Nixon, Vietnam and the Black Drug Dealer

Two thirds of American forces in Vietnam smoked marijuana. If those troops were worried about copping a joint once they returned to America, they need not worry. The marijuana plant, which grew in abundance in Southeast Asia, was now available at home, sold by the archetypical black drug dealer.

If America “lost its innocence” after the Kennedy and King assassinations, that innocence was replaced by fear. Richard M. Nixon knew that whites were reacting to economic and societal changes that threatened to destabilize the mythical image of post-World War II prosperity. This “Silent Majority” instead embraced fear mongering, often at the expense of the freedom of young black men.

This new sentiment in public discourse was a shocking reversal to the course set by Lyndon Johnson to lead the entire nation into a greater society, one that defended minority rights to vote, eliminated racial segregation and created a greater safety net for those who were in greatest economic need. The hard-won Civil Rights Acts of ’64 and ’65 soon gave way to raging protests against the war in Vietnam, making civil rights seem more like an early victory in a much longer cultural war.

This culture war often set noisy young men and women wrapped in clouds of marijuana smoke against the older demographic of what Tom Brokaw called the “Greatest Generation.” Those who had won WWII, and in the celebrant Baby Boom following the war, had given rise to a massive young constituency that insisted on shaking up the status quo.

To battle this counter-culture wave, Nixon capitalized on fear, focusing on the issue of criminal violence. Law and order would be the theme of his 1968 presidential campaign. Drug were a particularly fruitful topic, as it combined violent crime with undercurrents of anti-hippy sentiment and, most potently, residual racism and resentment from the civil rights movement.

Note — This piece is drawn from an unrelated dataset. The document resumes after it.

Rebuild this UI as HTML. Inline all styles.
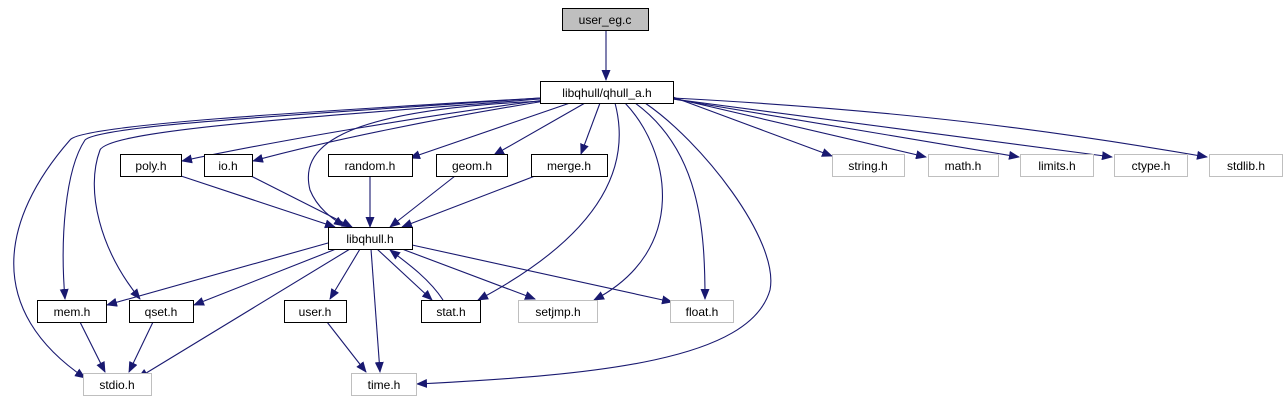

In a letter to former President Eisenhower, Nixon stated; “Ike, it’s just amazing how much you can get done through fear. All I talk about in New Hampshire is crime and drugs, and everyone wants to vote for me-and they don’t even have any black people up here.”

Large American cities became, in Nixon’s narrative, evil citadels of under-served African Americans. Many had once been part of a working-class existence. But the phenomenon of deindustrialization saw inner city steel mills and factories leave the U.S. for overseas. The now giant abandoned factory mills served as tall moss covered trees in a swamp that was a breeding ground of menial-paying jobs, low-skilled labor and eventually, the high-paying but dangerous short lived career of a drug pusher.

This setting would serve Nixon perfectly. The bait of hate would win him the 1968 presidential election, and set in motion three decades of fierce drug prohibition and incarceration, one that affected young black men far more than any other group.

Even with legalization dawning since the new Millennium, the residual scars from Nixon’s assault on freedom are still seen in the inner-city strife and anti-authority protest of today. Generations of missing black persons swallowed whole by the drug war will take more than a few legal joints to repair.